Никогда Чаадаев не оказывался столь нужен людям, как тогда, когда он засадил себя в свой покосившийся флигелечек на Новой Басманной, в котором и просидел после кар, последовавших вслед за опубликованием «Философического письма», уже безвылазно до конца своей жизни. Басманный отшельник стал всероссийской знаменитостью. Путь в одиночество неожиданно вернул его людям.
«Чем же объяснить его известность? — спрашивал один из его современников и близких ему людей. — Он не был ни деятелем-литератором, ни двигателем политической жизни, ни финансовою силой, а между тем имя Чаадаева известно было и в Петербурге, и в большей части губерний русских, почти всем образованным людям, не имевшим с ним даже никакого прямого столкновения».
«Лишний человек» вдруг вновь стал очень нужным человеком.
Проходит полстолетия, и Осип Мандельштам вновь задается тем же самым вопросом. «След, — пишет он, — оставленный Чаадаевым в сознании русского общества, такой глубокий и неизгладимый, что невольно возникает вопрос: уж не алмазом ли проведен он по стеклу? Это, — замечает Мандельштам, — тем более замечательно, что Чаадаев не был деятелем: профессиональным писателем или трибуном. По всему складу он был частный человек».
Чаадаев отмел от себя жизнь окружавшего его общества как суету, недостойную человека.
«Думаю. — писал в свое время Торо, — что людское общество чересчур доступно. Мы встречаемся слишком часто, не успевая приобрести друг для друга новой ценности. Мы трижды в день сходимся за столом и угощаем друг друга каждый раз все тем же старым заплесневелым сыром — нашей собственной особой... Мы живем в тесноте и спотыкаемся друг о друга и от этого, мне думается, несколько теряем уважение друг к другу... Ценность человека не заключается в его шкуре, чтобы надо было непременно о нее тереться... В моем маленьком домике я испытывал порой лишь одно неудобство — невозможность отодвинуться от гостя па должное расстояние, когда мы начинали изрекать великие мысли крупными словами. Мыслям нужен разбег, чтобы они пошли плавно; им надо пройти один-два галса, прежде чем войти в порт. Пуля вашей мысли должна... выйти на траекторию, иначе вместо того, чтобы достичь уха слушателя, она может угодить ему в висок... Между людьми, как и нациями, должны быть естественные широкие границы и даже нейтральная зона».
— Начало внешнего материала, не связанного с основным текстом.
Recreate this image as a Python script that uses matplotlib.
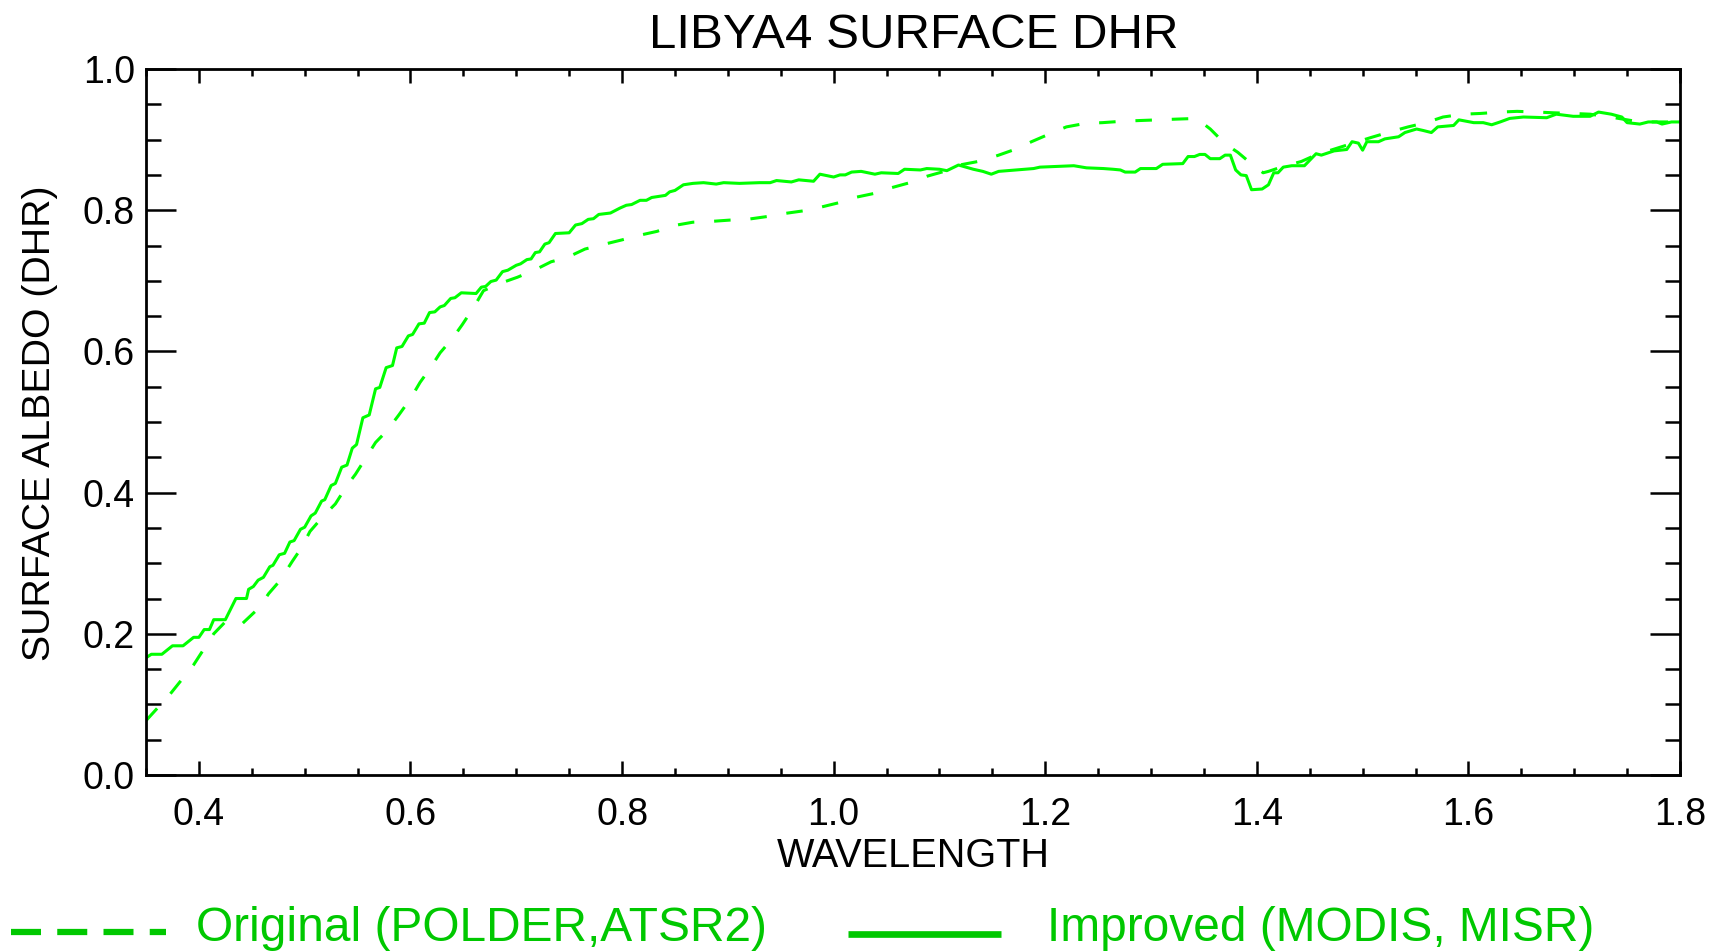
import matplotlib
matplotlib.use("Agg")
import matplotlib.pyplot as plt
from matplotlib.lines import Line2D
from matplotlib.ticker import MultipleLocator, FormatStrFormatter

plt.rcParams['font.family'] = ['Liberation Sans', 'DejaVu Sans']

# ---------------- data ----------------
wl_improved = [0.350, 0.355, 0.365, 0.375, 0.385, 0.395, 0.400, 0.405, 0.410, 0.414,
               0.425, 0.435, 0.445, 0.447, 0.4515, 0.456, 0.461, 0.467, 0.470, 0.476,
               0.481, 0.486, 0.490, 0.496, 0.500, 0.506, 0.510, 0.516, 0.519, 0.525,
               0.529, 0.535, 0.540, 0.545, 0.549, 0.555, 0.561, 0.567, 0.571, 0.577,
               0.583, 0.587, 0.592, 0.598, 0.602, 0.608, 0.613, 0.618, 0.623, 0.628,
               0.632, 0.638, 0.642, 0.648, 0.662, 0.667, 0.671, 0.676, 0.681, 0.687,
               0.692, 0.700, 0.704, 0.710, 0.714, 0.718, 0.722, 0.727, 0.731, 0.737,
               0.750, 0.756, 0.762, 0.768, 0.773, 0.778, 0.789, 0.798, 0.804, 0.809,
               0.817, 0.823, 0.828, 0.841, 0.845, 0.850, 0.858, 0.867, 0.877, 0.889,
               0.896, 0.911, 0.930, 0.940, 0.946, 0.960, 0.967, 0.981, 0.987, 1.000,
               1.006, 1.011, 1.017, 1.026, 1.039, 1.045, 1.061, 1.067, 1.082, 1.088,
               1.100, 1.107, 1.118, 1.132, 1.141, 1.149, 1.156, 1.173, 1.189, 1.195,
               1.227, 1.239, 1.255, 1.264, 1.271, 1.2755, 1.285, 1.290, 1.305, 1.311,
               1.330, 1.335, 1.341, 1.346, 1.351, 1.356, 1.365, 1.370, 1.375, 1.380,
               1.385, 1.390, 1.395, 1.405, 1.411, 1.416, 1.420, 1.425, 1.433, 1.445,
               1.456, 1.461, 1.473, 1.485, 1.490, 1.496, 1.500, 1.504, 1.515, 1.521,
               1.534, 1.540, 1.551, 1.557, 1.565, 1.571, 1.586, 1.591, 1.605, 1.614,
               1.622, 1.630, 1.639, 1.652, 1.674, 1.683, 1.699, 1.715, 1.723, 1.735,
               1.745, 1.750, 1.762, 1.770, 1.778, 1.783, 1.792, 1.800]
dhr_improved = [0.166, 0.171, 0.171, 0.183, 0.183, 0.195, 0.195, 0.206, 0.206, 0.220,
                0.220, 0.250, 0.250, 0.263, 0.267, 0.276, 0.280, 0.295, 0.297, 0.312,
                0.314, 0.330, 0.332, 0.348, 0.351, 0.367, 0.371, 0.388, 0.390, 0.410,
                0.413, 0.436, 0.439, 0.463, 0.468, 0.506, 0.510, 0.547, 0.549, 0.577,
                0.580, 0.605, 0.607, 0.622, 0.624, 0.639, 0.640, 0.655, 0.656, 0.663,
                0.665, 0.675, 0.676, 0.683, 0.682, 0.691, 0.692, 0.699, 0.701, 0.713,
                0.715, 0.722, 0.724, 0.730, 0.731, 0.740, 0.741, 0.752, 0.754, 0.767,
                0.768, 0.779, 0.781, 0.787, 0.788, 0.794, 0.796, 0.803, 0.807, 0.808,
                0.814, 0.814, 0.818, 0.821, 0.826, 0.828, 0.836, 0.838, 0.839, 0.837,
                0.839, 0.838, 0.839, 0.839, 0.842, 0.840, 0.843, 0.841, 0.851, 0.847,
                0.850, 0.850, 0.854, 0.855, 0.851, 0.853, 0.852, 0.858, 0.857, 0.859,
                0.858, 0.856, 0.864, 0.858, 0.855, 0.851, 0.855, 0.857, 0.859, 0.861,
                0.863, 0.860, 0.859, 0.858, 0.857, 0.854, 0.854, 0.859, 0.859, 0.865,
                0.866, 0.876, 0.876, 0.879, 0.879, 0.873, 0.873, 0.878, 0.878, 0.857,
                0.850, 0.849, 0.829, 0.830, 0.836, 0.853, 0.853, 0.861, 0.863, 0.863,
                0.880, 0.878, 0.884, 0.886, 0.897, 0.895, 0.885, 0.897, 0.897, 0.901,
                0.904, 0.910, 0.915, 0.913, 0.910, 0.918, 0.920, 0.928, 0.924, 0.924,
                0.921, 0.925, 0.930, 0.932, 0.931, 0.936, 0.933, 0.933, 0.939, 0.936,
                0.932, 0.924, 0.922, 0.925, 0.925, 0.922, 0.925, 0.925]

wl_original = [0.350, 0.3725, 0.395, 0.414, 0.425, 0.440, 0.457, 0.466, 0.477, 0.488,
               0.497, 0.505, 0.516, 0.529, 0.540, 0.548, 0.559, 0.567, 0.578, 0.589,
               0.600, 0.609, 0.619, 0.628, 0.6395, 0.649, 0.660, 0.669, 0.684, 0.701,
               0.717, 0.733, 0.748, 0.765, 0.781, 0.800, 0.815, 0.833, 0.848, 0.867,
               0.883, 0.902, 0.918, 0.937, 0.952, 0.971, 0.987, 1.006, 1.020, 1.039,
               1.055, 1.072, 1.088, 1.107, 1.119, 1.140, 1.156, 1.173, 1.187, 1.204,
               1.220, 1.238, 1.254, 1.273, 1.289, 1.307, 1.324, 1.343, 1.356, 1.368,
               1.378, 1.382, 1.397, 1.406, 1.411, 1.425, 1.442, 1.457, 1.472, 1.491,
               1.508, 1.526, 1.543, 1.560, 1.576, 1.595, 1.611, 1.630, 1.646, 1.665,
               1.680, 1.699, 1.715, 1.734, 1.746, 1.762, 1.778, 1.800]
dhr_original = [0.077, 0.114, 0.156, 0.200, 0.217, 0.213, 0.237, 0.257, 0.276, 0.302,
                0.322, 0.345, 0.364, 0.384, 0.410, 0.426, 0.452, 0.471, 0.488, 0.510,
                0.533, 0.556, 0.577, 0.598, 0.618, 0.638, 0.663, 0.686, 0.696, 0.705,
                0.715, 0.727, 0.733, 0.745, 0.751, 0.758, 0.764, 0.770, 0.778, 0.783,
                0.784, 0.786, 0.787, 0.791, 0.795, 0.799, 0.804, 0.811, 0.818, 0.824,
                0.832, 0.839, 0.848, 0.856, 0.864, 0.870, 0.878, 0.887, 0.897, 0.908,
                0.918, 0.923, 0.924, 0.926, 0.927, 0.928, 0.929, 0.930, 0.915, 0.897,
                0.886, 0.882, 0.863, 0.853, 0.855, 0.862, 0.869, 0.879, 0.886, 0.895,
                0.903, 0.911, 0.918, 0.924, 0.932, 0.936, 0.937, 0.939, 0.940, 0.939,
                0.938, 0.937, 0.936, 0.932, 0.929, 0.925, 0.925, 0.925]

x_ticks = [0.4, 0.6, 0.8, 1.0, 1.2, 1.4, 1.6, 1.8]
y_ticks = [0.0, 0.2, 0.4, 0.6, 0.8, 1.0]
title = "LIBYA4 SURFACE DHR"
xlabel = "WAVELENGTH"
ylabel = "SURFACE ALBEDO (DHR)"
label_original = "Original (POLDER,ATSR2)"
label_improved = "Improved (MODIS, MISR)"

# ---------------- figure ----------------
W, H = 1710, 951
fig = plt.figure(figsize=(W / 100, H / 100), dpi=100)
ax = fig.add_axes([146 / W, 1 - 775 / H, (1680 - 146) / W, (775 - 69) / H])

line_green = '#00ff00'
legend_green = '#00c800'

ax.plot(wl_improved, dhr_improved, color=line_green, lw=2.2)
ld, = ax.plot(wl_original, dhr_original, color=line_green, lw=2.2)
ld.set_dashes((5.4, 6.5))

ax.set_xlim(0.35, 1.8)
ax.set_ylim(0.0, 1.0)
ax.set_xticks(x_ticks)
ax.set_yticks(y_ticks)
ax.xaxis.set_minor_locator(MultipleLocator(0.05))
ax.yaxis.set_minor_locator(MultipleLocator(0.05))
ax.xaxis.set_major_formatter(FormatStrFormatter('%.1f'))
ax.yaxis.set_major_formatter(FormatStrFormatter('%.1f'))

for s in ax.spines.values():
    s.set_linewidth(2.0)
    s.set_color('black')

ax.tick_params(axis='both', which='both', direction='in', top=True, right=True,
               width=1.8, color='black', labelsize=27)
ax.tick_params(axis='x', which='major', length=10, pad=16)
ax.tick_params(axis='x', which='minor', length=5)
ax.tick_params(axis='y', which='major', length=21.6, pad=8)
ax.tick_params(axis='y', which='minor', length=10.8)

fig.text(914 / W, 1 - 36 / H, title, ha='center', va='center', fontsize=35.5)
fig.text(913 / W, 1 - 856 / H, xlabel, ha='center', va='center', fontsize=28.5)
fig.text(40 / W, 1 - 423 / H, ylabel, ha='center', va='center', fontsize=28.3,
         rotation=90)

# legend (below the plot), drawn in figure coordinates
leg_y_line1 = 1 - 932 / H
leg_y_line2 = 1 - 934 / H
leg_y_text = 1 - 941 / H
fig.add_artist(Line2D([11 / W, 166 / W], [leg_y_line1, leg_y_line1],
                      transform=fig.transFigure, color=legend_green, lw=4.5,
                      dashes=(4.8, 2.6), solid_capstyle='butt',
                      dash_capstyle='butt'))
fig.add_artist(Line2D([848 / W, 1001 / W], [leg_y_line2, leg_y_line2],
                      transform=fig.transFigure, color=legend_green, lw=4.8,
                      solid_capstyle='butt'))
fig.text(196 / W, leg_y_text, label_original, ha='left', va='baseline',
         fontsize=34.5, color=legend_green)
fig.text(1047 / W, leg_y_text, label_improved, ha='left', va='baseline',
         fontsize=34.5, color=legend_green)

fig.savefig('out.png', dpi=100)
«Люди воображают, — писал Чаадаев, — что живут в обществе, когда стесняются в города, в села. Как будто собраться в кучу, вместе пастись как бараны, называется жить в обществе!
Пять лет тому, как во Флоренции я встретился с человеком, который очень мне понравился. Я провел с ним несколько часов; часов, не больше, но приятных, сладких часов, и тогда еще не сумел извлечь из него всю пользу, которую мог извлечь... И что же? — теперь я наслаждаюсь его обществом чаще, чем обществом прочих людей. Каждый день воспоминание о нем посещает меня; оно приносит с собою такое волнение, такую сердечную думу, что укрепляет против печалей, меня окружающих, защищает от частых нападений уныния. — Вот общество, приличное существам разумным! Вот как души действуют взаимно одна на другую: ни время, ни пространство препоною быть не могут».
«Как, — пишет Чаадаев в 1837 году А. И. Тургеневу, — можно искать разума в толпе? Где видно, чтоб толпа была разумна?» И Чаадаев с насмешкой отмахивается от мнений толпы — у нее нет своих мнений. Чаадаеву принадлежит знаменательная фраза: «покорный энтузиазм толпы».
Толпа толпой, но ведь и во времена Чаадаева, помимо России официальной, была и другая еще Россия — Россия крестьянская, был народ... Но дело в том, что в отличие от славянофилов, скажем, Чаадаев в народ русский — тогдашний русский народ — как в силу непосредственно исторически прогрессивную не верил. И не без оснований. Еще долгие и долгие годы русский народ — крепостное крестьянство —останется достаточно инертной социальной силой, не способной, по ленинскому выражению, «ни на что, кроме раздробленных, единичных восстаний, скорее даже „бунтов“, не освещенных никаким политическим сознанием»18. Русское крестьянство еще долго будет находиться в таком состоянии, когда оно не сможет, используя выражение Маркса, «защищать свои классовые интересы от своего собственного имени», когда оно не сможет «представлять себя» и его должны будут «представлять другие». Причем социальная группа, представляющая в таких условиях крестьянство, должна «вместе с тем являться их господином, авторитетом, стоящим над ними, неограниченной правительственной властью, защищающей их от других классов и ниспосылающей им свыше дождь и солнечный свет»19.